As an older adult, I often lament at how invisible I am. I go to the grocery store and the deli clerk not only doesn’t see me, he seems to be put out that I should ask for something as inane as a half-pound of ham. I go to the doctor’s office and the clerk seems to wonder why I bother coming. The subtext is, you’re going to die anyway, why waste our precious doctor’s time. I’m in line at the checkout stand and the clerk has an amazing conversation with the trim young man ahead of me but when it comes to my turn she barely says hello. Each example is not always true, but there have been times and these times make me feel invisible.
When I was younger I got lots of attention. Men would whistle and smile and whisper disgusting come-ons, which I am glad I don’t get any longer, but there is something about those inappropriate and unwanted advances from men that I miss. It is something as simple as me knowing I was seen.
I work with older, aging adults. Most of them are in the 90’s. What is so amazing is just how great they are, how alive they are, how much of them is still there and going strong and in spite of their aches and pains and physical challenges, they keep going on. Two of my clients started painting in their 90’s and they are both terrific!
As I work with older adults I am often reminded of the John Prine song Hello in There. One of the lyrics is: Old people just grow lonesome waiting for someone to say, “Hello in there, hello”.

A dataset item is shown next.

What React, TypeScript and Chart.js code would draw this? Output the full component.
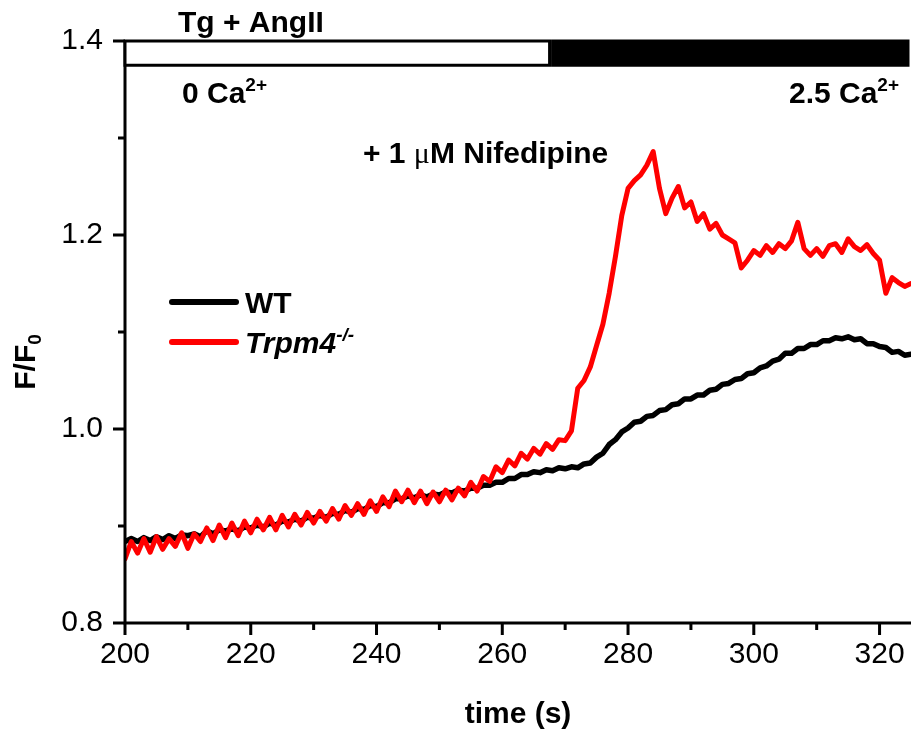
import React, { useEffect, useRef } from 'react';
import { Chart, registerables } from 'chart.js';

Chart.register(...registerables);

const timeSec = [
  200, 201, 202, 203, 204, 205, 206, 207, 208, 209,
  210, 211, 212, 213, 214, 215, 216, 217, 218, 219,
  220, 221, 222, 223, 224, 225, 226, 227, 228, 229,
  230, 231, 232, 233, 234, 235, 236, 237, 238, 239,
  240, 241, 242, 243, 244, 245, 246, 247, 248, 249,
  250, 251, 252, 253, 254, 255, 256, 257, 258, 259,
  260, 261, 262, 263, 264, 265, 266, 267, 268, 269,
  270, 271, 272, 273, 274, 275, 276, 277, 278, 279,
  280, 281, 282, 283, 284, 285, 286, 287, 288, 289,
  290, 291, 292, 293, 294, 295, 296, 297, 298, 299,
  300, 301, 302, 303, 304, 305, 306, 307, 308, 309,
  310, 311, 312, 313, 314, 315, 316, 317, 318, 319,
  320, 321, 322, 323, 324, 325,
];

const wtValues = [
  0.884, 0.887, 0.884, 0.888, 0.885, 0.889, 0.886, 0.890, 0.887, 0.891,
  0.890, 0.892, 0.889, 0.895, 0.892, 0.896, 0.895, 0.897, 0.895, 0.899,
  0.898, 0.901, 0.899, 0.903, 0.901, 0.905, 0.904, 0.907, 0.905, 0.909,
  0.908, 0.911, 0.909, 0.913, 0.912, 0.916, 0.914, 0.918, 0.917, 0.921,
  0.920, 0.924, 0.924, 0.928, 0.928, 0.931, 0.929, 0.932, 0.930, 0.933,
  0.932, 0.935, 0.934, 0.937, 0.936, 0.939, 0.939, 0.942, 0.942, 0.945,
  0.945, 0.949, 0.949, 0.953, 0.953, 0.956, 0.955, 0.958, 0.957, 0.960,
  0.959, 0.961, 0.960, 0.964, 0.965, 0.971, 0.975, 0.984, 0.989, 0.997,
  1.001, 1.007, 1.008, 1.013, 1.014, 1.019, 1.020, 1.025, 1.026, 1.031,
  1.031, 1.035, 1.035, 1.040, 1.041, 1.046, 1.047, 1.051, 1.052, 1.057,
  1.058, 1.063, 1.065, 1.070, 1.072, 1.078, 1.078, 1.083, 1.083, 1.087,
  1.087, 1.091, 1.091, 1.094, 1.093, 1.095, 1.092, 1.093, 1.088, 1.088,
  1.085, 1.084, 1.079, 1.080, 1.076, 1.077,
];

const trpm4Values = [
  0.866, 0.884, 0.872, 0.887, 0.873, 0.889, 0.876, 0.887, 0.879, 0.893,
  0.877, 0.892, 0.884, 0.898, 0.885, 0.901, 0.888, 0.903, 0.890, 0.905,
  0.893, 0.907, 0.896, 0.909, 0.896, 0.911, 0.899, 0.912, 0.901, 0.914,
  0.903, 0.915, 0.905, 0.918, 0.907, 0.921, 0.911, 0.923, 0.912, 0.926,
  0.915, 0.930, 0.920, 0.936, 0.925, 0.937, 0.924, 0.936, 0.923, 0.935,
  0.925, 0.937, 0.927, 0.939, 0.931, 0.945, 0.936, 0.951, 0.946, 0.961,
  0.955, 0.968, 0.962, 0.975, 0.969, 0.980, 0.974, 0.985, 0.979, 0.989,
  0.988, 0.998, 1.042, 1.050, 1.064, 1.086, 1.108, 1.140, 1.178, 1.220,
  1.248, 1.256, 1.262, 1.272, 1.286, 1.248, 1.222, 1.238, 1.250, 1.228,
  1.234, 1.214, 1.222, 1.206, 1.212, 1.200, 1.196, 1.192, 1.166, 1.174,
  1.184, 1.179, 1.189, 1.182, 1.191, 1.186, 1.194, 1.213, 1.186, 1.179,
  1.186, 1.178, 1.189, 1.191, 1.182, 1.196, 1.188, 1.184, 1.190, 1.181,
  1.174, 1.140, 1.156, 1.151, 1.147, 1.150,
];

const seriesLabels = ['WT', 'Trpm4'];
const seriesSuperscripts = ['', '-/-'];

const xMin = 200;
const xMax = 325;
const xTickStep = 10;
const xLabelStep = 20;
const yMin = 0.8;
const yMax = 1.4;
const yTickStep = 0.1;

// stimulation bar segments (time, s) and their F/F0 span
const stimStart = [200, 268];
const stimEnd = [268, 325];
const stimTop = 1.4;
const stimBottom = 1.375;

const FONT = "'Liberation Sans', Arial, Helvetica, sans-serif";

type Part = { text: string; font: string; dy?: number };

function drawRich(ctx: CanvasRenderingContext2D, parts: Part[], x: number, y: number, align: 'left' | 'right' | 'center') {
  let total = 0;
  const widths = parts.map((p) => {
    ctx.font = p.font;
    const w = ctx.measureText(p.text).width;
    total += w;
    return w;
  });
  let cx = x;
  if (align === 'right') cx = x - total;
  if (align === 'center') cx = x - total / 2;
  ctx.textAlign = 'left';
  ctx.textBaseline = 'alphabetic';
  parts.forEach((p, i) => {
    ctx.font = p.font;
    ctx.fillText(p.text, cx, y + (p.dy || 0));
    cx += widths[i];
  });
}

const overlayPlugin = {
  id: 'overlay',
  afterDraw(chart: any) {
    const ctx: CanvasRenderingContext2D = chart.ctx;
    const xs = chart.scales.x;
    const ys = chart.scales.y;
    const area = chart.chartArea;
    ctx.save();
    ctx.strokeStyle = '#000';
    ctx.fillStyle = '#000';
    ctx.lineWidth = 3;
    ctx.lineCap = 'butt';

    // axes lines
    ctx.beginPath();
    ctx.moveTo(area.left, area.top - 1);
    ctx.lineTo(area.left, area.bottom + 1.5);
    ctx.moveTo(area.left - 1.5, area.bottom);
    ctx.lineTo(area.right, area.bottom);
    ctx.stroke();

    // x ticks
    ctx.beginPath();
    xs.ticks.forEach((t: any) => {
      const px = xs.getPixelForValue(t.value);
      const major = Math.round(t.value) % xLabelStep === 0;
      ctx.moveTo(px, area.bottom);
      ctx.lineTo(px, area.bottom + (major ? 12 : 7));
    });
    // y ticks
    ys.ticks.forEach((t: any) => {
      const py = ys.getPixelForValue(t.value);
      const major = Math.round(t.value * 10) % 2 === 0;
      ctx.moveTo(area.left, py);
      ctx.lineTo(area.left - (major ? 12 : 7), py);
    });
    ctx.stroke();

    // stimulation bars
    const yT = ys.getPixelForValue(stimTop);
    const yB = ys.getPixelForValue(stimBottom);
    stimStart.forEach((s, i) => {
      const x0 = xs.getPixelForValue(s);
      const x1 = xs.getPixelForValue(stimEnd[i]) - 3;
      ctx.fillStyle = i === 0 ? '#ffffff' : '#000000';
      ctx.fillRect(x0, yT, x1 - x0, yB - yT);
      ctx.strokeRect(x0, yT, x1 - x0, yB - yT);
    });
    ctx.fillStyle = '#000';

    const bold = `bold 30px ${FONT}`;
    const sup = `bold 19px ${FONT}`;
    drawRich(ctx, [{ text: 'Tg + AngII', font: bold }], 178, 32, 'left');
    drawRich(ctx, [{ text: '0 Ca', font: bold }, { text: '2+', font: sup, dy: -12 }], 182, 103, 'left');
    drawRich(ctx, [{ text: '2.5 Ca', font: bold }, { text: '2+', font: sup, dy: -12 }], 899, 103, 'right');
    drawRich(
      ctx,
      [
        { text: '+ 1 ', font: bold },
        { text: 'μ', font: `30px 'Liberation Serif', serif` },
        { text: 'M Nifedipine', font: bold },
      ],
      363,
      163,
      'left'
    );

    // legend
    const legendColors = ['#000000', '#ff0000'];
    const legendY = [302, 342];
    ctx.lineCap = 'round';
    ctx.lineWidth = 6;
    seriesLabels.forEach((lab, i) => {
      ctx.strokeStyle = legendColors[i];
      ctx.beginPath();
      ctx.moveTo(172, legendY[i]);
      ctx.lineTo(236, legendY[i]);
      ctx.stroke();
      const f = i === 0 ? bold : `italic bold 30px ${FONT}`;
      const parts: Part[] = [{ text: lab, font: f }];
      if (seriesSuperscripts[i]) parts.push({ text: seriesSuperscripts[i], font: `italic bold 19px ${FONT}`, dy: -12 });
      drawRich(ctx, parts, 245, legendY[i] + 11, 'left');
    });

    // y title
    ctx.save();
    ctx.translate(35, 362);
    ctx.rotate(-Math.PI / 2);
    const parts: Part[] = [
      { text: 'F/F', font: bold },
      { text: '0', font: `bold 19px ${FONT}`, dy: 6 },
    ];
    drawRich(ctx, parts, 0, 0, 'center');
    ctx.restore();

    // x title
    drawRich(ctx, [{ text: 'time (s)', font: bold }], (area.left + area.right) / 2, 723, 'center');

    ctx.restore();
  },
};

export default function App() {
  const ref = useRef<HTMLCanvasElement | null>(null);
  useEffect(() => {
    if (!ref.current) return;
    const chart = new Chart(ref.current, {
      type: 'line',
      data: {
        datasets: [
          {
            label: seriesLabels[1],
            data: timeSec.map((t, i) => ({ x: t, y: trpm4Values[i] })),
            borderColor: '#ff0000',
            borderWidth: 5,
            pointRadius: 0,
            tension: 0,
            borderJoinStyle: 'round',
            borderCapStyle: 'round',
            order: 0,
          },
          {
            label: seriesLabels[0],
            data: timeSec.map((t, i) => ({ x: t, y: wtValues[i] })),
            borderColor: '#000000',
            borderWidth: 5.5,
            pointRadius: 0,
            tension: 0,
            borderJoinStyle: 'round',
            borderCapStyle: 'round',
            order: 1,
          },
        ],
      },
      options: {
        animation: false,
        responsive: false,
        maintainAspectRatio: false,
        layout: { padding: { left: 0, top: 41, right: 2, bottom: 0 } },
        plugins: { legend: { display: false }, tooltip: { enabled: false } },
        scales: {
          x: {
            type: 'linear',
            min: xMin,
            max: xMax,
            grid: { display: false, drawTicks: false, tickLength: 0 },
            border: { display: false },
            ticks: {
              stepSize: xTickStep,
              includeBounds: false,
              autoSkip: false,
              maxRotation: 0,
              padding: 14,
              color: '#000',
              font: { family: FONT, size: 30 },
              callback: (v: any) => (Math.round(v) % xLabelStep === 0 ? String(Math.round(v)) : ''),
            },
            afterFit: (s: any) => {
              s.height = 108;
              s.paddingLeft = 0;
              s.paddingRight = 0;
            },
          },
          y: {
            type: 'linear',
            min: yMin,
            max: yMax,
            grid: { display: false, drawTicks: false, tickLength: 0 },
            border: { display: false },
            ticks: {
              stepSize: yTickStep,
              autoSkip: false,
              padding: 22,
              color: '#000',
              font: { family: FONT, size: 30 },
              callback: (v: any) => (Math.round(v * 10) % 2 === 0 ? Number(v).toFixed(1) : ''),
            },
            afterFit: (s: any) => {
              s.width = 125;
              s.paddingTop = 0;
              s.paddingBottom = 0;
            },
          },
        },
      },
      plugins: [overlayPlugin],
    } as any);
    return () => chart.destroy();
  }, []);
  return (
    <div style={{ position: 'absolute', left: 0, top: 0, width: 913, height: 731, background: '#fff' }}>
      <canvas ref={ref} width={913} height={731} style={{ width: 913, height: 731 }} />
    </div>
  );
}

I’m still here. Yes, my face is wrinkly and I have a sagging chicken neck and I have “barnacles” on my skin and a muffin top around my waist, but I am still here. I am still alive and vital and feel every bit of my value, in spite of my age, because of my age.
One thing that holds true for me as I age is that I feel wiser than I ever have. I have accomplished many things and have experienced many things and I am able to put things together in a way that I never could as a younger person. I am challenged. It is my experience that my gray-ness is perceived as feebleness and dullness and worthy of being ignored.

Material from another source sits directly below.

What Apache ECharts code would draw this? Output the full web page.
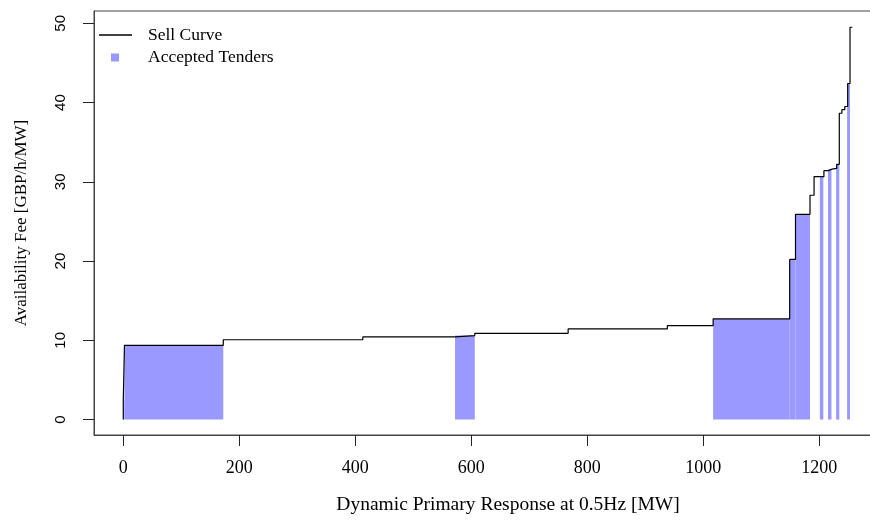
<!DOCTYPE html>
<html>
<head>
<meta charset="utf-8">
<script src="https://cdn.jsdelivr.net/npm/echarts@6/dist/echarts.min.js"></script>
<style>html,body{margin:0;padding:0;background:#fff;overflow:hidden;}#c{width:930px;height:524px;}</style>
</head>
<body>
<div id="c"></div>
<script>
// Sell curve: level stepY[i] starts at stepX[i]
const stepX = [0, 0, 2, 172.4, 413, 572, 606, 767, 938, 1017, 1149, 1159, 1184, 1191, 1208, 1215.5, 1222, 1230, 1234.5, 1239, 1244, 1249, 1253, 1257];
const stepY = [0, 2.4, 9.36, 10.07, 10.43, 10.6, 10.88, 11.43, 11.85, 12.69, 20.2, 25.9, 28.3, 30.65, 31.4, 31.6, 31.7, 32.2, 38.65, 39.1, 39.5, 42.4, 49.5, 49.5];
// Accepted tenders: start MW, end MW, fee
const tenderStart = [0, 2, 572, 1017, 1149, 1159, 1201, 1215, 1229, 1248];
const tenderEnd   = [2, 172.4, 606, 1149, 1159, 1184, 1207, 1221, 1234.5, 1253];
const tenderFee   = [2.4, 9.36, 10.6, 12.69, 20.2, 25.9, 30.65, 31.6, 32.2, 42.4];
const xTicks = [0, 200, 400, 600, 800, 1000, 1200];
const yTicks = [0, 10, 20, 30, 40, 50];

const curveData = stepX.map((x, i) => [x, stepY[i]]);
const tenderData = tenderStart.map((s, i) => [s, tenderEnd[i], tenderFee[i]]);

const serif = 'Liberation Serif';
const chart = echarts.init(document.getElementById('c'), null, {renderer: 'canvas'});
chart.setOption({
  animation: false,
  backgroundColor: '#fff',
  grid: {left: 94, top: 11, width: 828, height: 424, show: true, borderColor: '#444', borderWidth: 1, backgroundColor: 'transparent'},
  legend: [
    {data: [{name: 'Sell Curve', icon: 'rect'}], left: 99, top: 26, padding: 0, itemWidth: 33, itemHeight: 1.3,
     itemStyle: {color: '#000'},
     textStyle: {fontFamily: serif, fontSize: 17.5, color: '#000', padding: [0, 0, 0, 11]}},
    {data: [{name: 'Accepted Tenders', icon: 'rect'}], left: 111, top: 48.5, padding: 0, itemWidth: 8, itemHeight: 8,
     textStyle: {fontFamily: serif, fontSize: 17.5, color: '#000', padding: [0, 0, 0, 24]}}
  ],
  xAxis: {
    type: 'value', min: -50.5, max: 1377.1,
    name: 'Dynamic Primary Response at 0.5Hz [MW]', nameLocation: 'middle', nameGap: 60,
    nameTextStyle: {fontFamily: serif, fontSize: 19.5, color: '#000'},
    axisLine: {show: true, onZero: false, lineStyle: {color: '#444', width: 1}},
    axisTick: {show: true, length: 11, customValues: xTicks, lineStyle: {color: '#222'}},
    axisLabel: {customValues: xTicks, formatter: v => String(v), fontFamily: serif, fontSize: 18, color: '#000', margin: 24},
    splitLine: {show: false}
  },
  yAxis: {
    type: 'value', min: -1.95, max: 51.55,
    name: 'Availability Fee [GBP/h/MW]', nameLocation: 'middle', nameGap: 64, nameRotate: 90,
    nameTextStyle: {fontFamily: serif, fontSize: 17, color: '#000'},
    axisLine: {show: true, onZero: false, lineStyle: {color: '#444', width: 1}},
    axisTick: {show: true, length: 11, customValues: yTicks, lineStyle: {color: '#222'}},
    axisLabel: {customValues: yTicks, formatter: v => String(v), rotate: 90, fontFamily: 'Liberation Sans', fontSize: 15, color: '#000', margin: 26},
    splitLine: {show: false}
  },
  series: [
    {
      name: 'Accepted Tenders', type: 'custom', z: 1,
      itemStyle: {color: '#9999FF'},
      data: tenderData,
      encode: {x: [0, 1], y: 2},
      renderItem: function (params, api) {
        const p0 = api.coord([api.value(0), 0]);
        const p1 = api.coord([api.value(1), api.value(2)]);
        return {type: 'rect', shape: {x: p0[0], y: p1[1], width: p1[0] - p0[0], height: p0[1] - p1[1]},
                style: {fill: '#9999FF'}};
      }
    },
    {
      name: 'Sell Curve', type: 'line', step: 'end', z: 3,
      data: curveData, showSymbol: false, symbol: 'none',
      lineStyle: {color: '#000', width: 1.2}, itemStyle: {color: '#000'}
    }
  ]
});
</script>
</body>
</html>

The one thing I know for sure is that God, Spirit, Higher Power, Allah, Buddha, whomever one names as their spiritual guide, presence, creator, that higher being does not care one bit about what I look like. Spirit doesn’t care that I can’t sing any more. Doesn’t care that I can’t dance any more or run or even bend over some days which can be challenging to my hips and knees. Spirit doesn’t care about any of the ego-driven stuff that I or society subscribes to. The only thing that matters, in my humble opinion, is that I recognize the Power of the One Life in me and as me and that I am grateful for that and honor it. That’s it.
To honor the gifts of Spirit in me I write. I squirrel away in my little office/closet in my house. It is a perfect set-up for me and something that is newly found in my tiny home, creating a safe haven for me and my writing. See, I’m not dead yet. I keep on keeping on and do the next right thing for me and the next and the next. And though I am wrinkly and wizened, that small voice inside my heart and my gut says, “You go girl.”